On the way home, as is becoming fairly typical whenever I go into London, we were "detrained" at Stratford. A tube had broken down further up the line and our tube was the dedicated rescue train. I was therefore late for picking up toddler boy from nursery [my mum was doing the afternoon shift]. I rang a friend who is in the throws of moving to Zambia. Luckily, she was in and had a free half hour. Armed with a top secret password, she drove to the nursery to pick him up and then came to meet me at the station. Toddler boy was sitting in the back of her car looking a bit puzzled and munching on some fruit flakes. "This lady has been attempting to kidnap me, mummy," he seemed to be saying. "Thank goodness you turned up just in time."
All I can say is thank goodness for friends. They [and parents] are the axis on which the world of working mums turns.
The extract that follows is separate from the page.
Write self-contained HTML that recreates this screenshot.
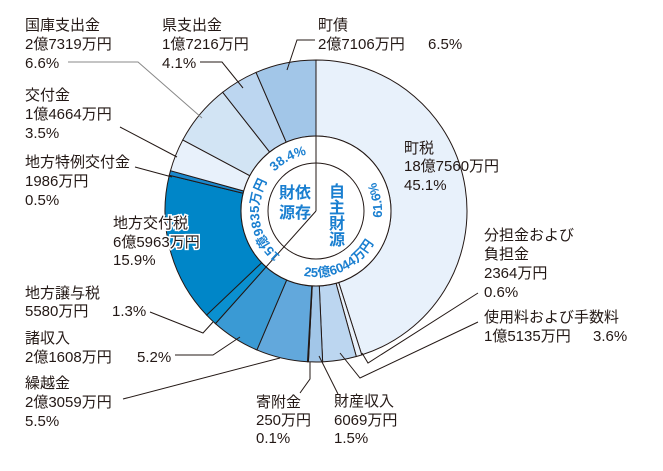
<!DOCTYPE html>
<html><head><meta charset="utf-8">
<style>
html,body{margin:0;padding:0;background:#fff;}
svg{display:block;}
.lb{font-family:"Liberation Sans","Noto Sans CJK JP",sans-serif;font-size:15px;fill:#231815;}
.bl{font-family:"Liberation Sans","Noto Sans CJK JP",sans-serif;fill:#1a7fd0;font-weight:bold;}
</style></head>
<body>
<svg id="chart" width="663" height="471" viewBox="0 0 663 471" xmlns="http://www.w3.org/2000/svg">
<g id="segs"></g>
<g id="inner">
  <circle cx="316" cy="211" r="75" fill="#fff" stroke="#231815" stroke-width="1"/>
  <circle cx="316" cy="211" r="48" fill="#fff" stroke="#231815" stroke-width="1"/>
  <defs>
    <path id="pL1" d=""/><path id="pL2" d=""/><path id="pR1" d=""/><path id="pR2" d=""/>
  </defs>
  <text class="bl" font-size="13"><textPath href="#pL1" startOffset="50%" text-anchor="middle">38.4%</textPath></text>
  <text class="bl" font-size="13"><textPath href="#pL2" startOffset="50%" text-anchor="middle">15億9835万円</textPath></text>
  <text class="bl" font-size="13"><textPath href="#pR1" startOffset="50%" text-anchor="middle">61.6%</textPath></text>
  <text class="bl" font-size="13"><textPath href="#pR2" startOffset="50%" text-anchor="middle">25億6044万円</textPath></text>
  <text class="bl" font-size="16" x="295" y="198" text-anchor="middle">財依</text>
  <text class="bl" font-size="16" x="295" y="218" text-anchor="middle">源存</text>
  <text class="bl" font-size="16" x="337" y="197" text-anchor="middle">自</text>
  <text class="bl" font-size="16" x="337" y="213" text-anchor="middle">主</text>
  <text class="bl" font-size="16" x="337" y="229" text-anchor="middle">財</text>
  <text class="bl" font-size="16" x="337" y="245" text-anchor="middle">源</text>
</g>
<g id="leaders" fill="none" stroke="#231815" stroke-width="1">
  <polyline points="68,62 138,62 202,118" stroke="#888"/>
  <polyline points="200,62 222,62 243,88"/>
  <polyline points="315,40 297,40 287,70"/>
  <polyline points="120,127 177,157"/>
  <polyline points="135,167 172,177"/>
  <polyline points="150,312 203,333 213,322"/>
  <polyline points="175,355 213,355 240,337"/>
  <polyline points="123,399 280,358"/>
  <polyline points="300,393 310,379 310,362"/>
  <polyline points="319,356 338,394"/>
  <polyline points="478,293 368,363 362,353"/>
  <polyline points="478,322 360,378 340,353"/>
</g>
<g id="labels">
  <text class="lb"><tspan x="25" y="30">国庫支出金</tspan><tspan x="25" y="49">2億7319万円</tspan><tspan x="25" y="68">6.6%</tspan></text>
  <text class="lb"><tspan x="162" y="30">県支出金</tspan><tspan x="162" y="49">1億7216万円</tspan><tspan x="162" y="68">4.1%</tspan></text>
  <text class="lb"><tspan x="318" y="30">町債</tspan><tspan x="318" y="49">2億7106万円</tspan><tspan x="428" y="49">6.5%</tspan></text>
  <text class="lb"><tspan x="25" y="100">交付金</tspan><tspan x="25" y="119">1億4664万円</tspan><tspan x="25" y="138">3.5%</tspan></text>
  <text class="lb"><tspan x="25" y="167">地方特例交付金</tspan><tspan x="25" y="186">1986万円</tspan><tspan x="25" y="205">0.5%</tspan></text>
  <text class="lb" stroke="#fff" stroke-width="3" paint-order="stroke"><tspan x="113" y="228">地方交付税</tspan><tspan x="113" y="247">6億5963万円</tspan><tspan x="113" y="265">15.9%</tspan></text>
  <text class="lb"><tspan x="25" y="298">地方譲与税</tspan><tspan x="25" y="316">5580万円</tspan><tspan x="112" y="316">1.3%</tspan></text>
  <text class="lb"><tspan x="25" y="343">諸収入</tspan><tspan x="25" y="362">2億1608万円</tspan><tspan x="137" y="362">5.2%</tspan></text>
  <text class="lb"><tspan x="25" y="388">繰越金</tspan><tspan x="25" y="407">2億3059万円</tspan><tspan x="25" y="426">5.5%</tspan></text>
  <text class="lb"><tspan x="256" y="407">寄附金</tspan><tspan x="256" y="425">250万円</tspan><tspan x="256" y="443">0.1%</tspan></text>
  <text class="lb"><tspan x="334" y="406">財産収入</tspan><tspan x="334" y="425">6069万円</tspan><tspan x="334" y="443">1.5%</tspan></text>
  <text class="lb"><tspan x="404" y="153">町税</tspan><tspan x="404" y="171">18億7560万円</tspan><tspan x="404" y="190">45.1%</tspan></text>
  <text class="lb"><tspan x="484" y="240">分担金および</tspan><tspan x="484" y="259">負担金</tspan><tspan x="484" y="278">2364万円</tspan><tspan x="484" y="297">0.6%</tspan></text>
  <text class="lb"><tspan x="484" y="322">使用料および手数料</tspan><tspan x="484" y="341">1億5135万円</tspan><tspan x="593" y="341">3.6%</tspan></text>
</g>
</svg>
<script>
const categories = ["町税","分担金および負担金","使用料および手数料","財産収入","寄附金","繰越金","諸収入","地方譲与税","地方交付税","地方特例交付金","交付金","国庫支出金","県支出金","町債"];
const amounts = ["18億7560万円","2364万円","1億5135万円","6069万円","250万円","2億3059万円","2億1608万円","5580万円","6億5963万円","1986万円","1億4664万円","2億7319万円","1億7216万円","2億7106万円"];
const percents = [45.1,0.6,3.6,1.5,0.1,5.5,5.2,1.3,15.9,0.5,3.5,6.6,4.1,6.5];
const colors = ["#e8f1fb","#e8f1fb","#bcd6f0","#a2c6e8","#a2c6e8","#62a8dc","#3a9ad4","#0a90d0","#0086c8","#1a88cc","#e8f1fb","#d2e4f4","#bcd6f0","#a2c6e8"];
const groupPercents = [61.6,38.4];

const NS="http://www.w3.org/2000/svg";
const cx=316, cy=211, R0=75, R1=151;
const total = percents.reduce((a,b)=>a+b,0);
function angle(v){return v/total*2*Math.PI;}
function pt(r,a){return [cx+r*Math.sin(a), cy-r*Math.cos(a)];}
const g=document.getElementById('segs');
let acc=0;
percents.forEach((p,i)=>{
  const a0=angle(acc), a1=angle(acc+p); acc+=p;
  const large=(a1-a0)>Math.PI?1:0;
  const [x0,y0]=pt(R1,a0),[x1,y1]=pt(R1,a1),[x2,y2]=pt(R0,a1),[x3,y3]=pt(R0,a0);
  const path=document.createElementNS(NS,'path');
  path.setAttribute('d',`M${x0},${y0} A${R1},${R1} 0 ${large} 1 ${x1},${y1} L${x2},${y2} A${R0},${R0} 0 ${large} 0 ${x3},${y3} Z`);
  path.setAttribute('fill',colors[i]);
  path.setAttribute('stroke','#231815');
  path.setAttribute('stroke-width','1');
  
  
  const t=document.createElementNS(NS,'title'); t.textContent=categories[i]+' '+amounts[i]+' '+p+'%';
  path.appendChild(t);
  g.appendChild(path);
});
// inner divider lines
const inner=document.getElementById('inner');
const divA=[0, angle(groupPercents[0]/100*total)];
divA.forEach((a,i)=>{
  const [x,y]=pt(R0,a);
  const l=document.createElementNS(NS,'line');
  l.setAttribute('x1',cx);l.setAttribute('y1',cy);l.setAttribute('x2',x);l.setAttribute('y2',y);
  l.setAttribute('stroke','#231815');l.setAttribute('stroke-width','1');
  
  
  inner.insertBefore(l, inner.children[2]);
});
// text arcs
function arcCW(r,c,span){const a0=(c-span)*Math.PI/180,a1=(c+span)*Math.PI/180;const [x0,y0]=pt(r,a0),[x1,y1]=pt(r,a1);return `M${x0},${y0} A${r},${r} 0 0 1 ${x1},${y1}`;}
function arcCCW(r,c,span){const a0=(c+span)*Math.PI/180,a1=(c-span)*Math.PI/180;const [x0,y0]=pt(r,a0),[x1,y1]=pt(r,a1);return `M${x0},${y0} A${r},${r} 0 0 0 ${x1},${y1}`;}
document.getElementById('pL1').setAttribute('d',arcCW(57,-28,80));
document.getElementById('pL2').setAttribute('d',arcCW(57,-100,80));
document.getElementById('pR1').setAttribute('d',arcCCW(66,80,80));
document.getElementById('pR2').setAttribute('d',arcCCW(66,155,80));
</script>
</body></html>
I had been fretting about a humungous nursery fine after the nursery sent out an email earlier in the week warning that there would be no tolerance whatsoever for anyone being late during the Olympics...
The week has got slightly better since that point - daughter two has been in an athletics competition and daughter three has planned a rainbow fairy party for this evening which her sisters have reluctantly agreed to attend on the basis that there will be cake and sweets - and I am hoping for a very relaxed weekend of rain and gale force winds.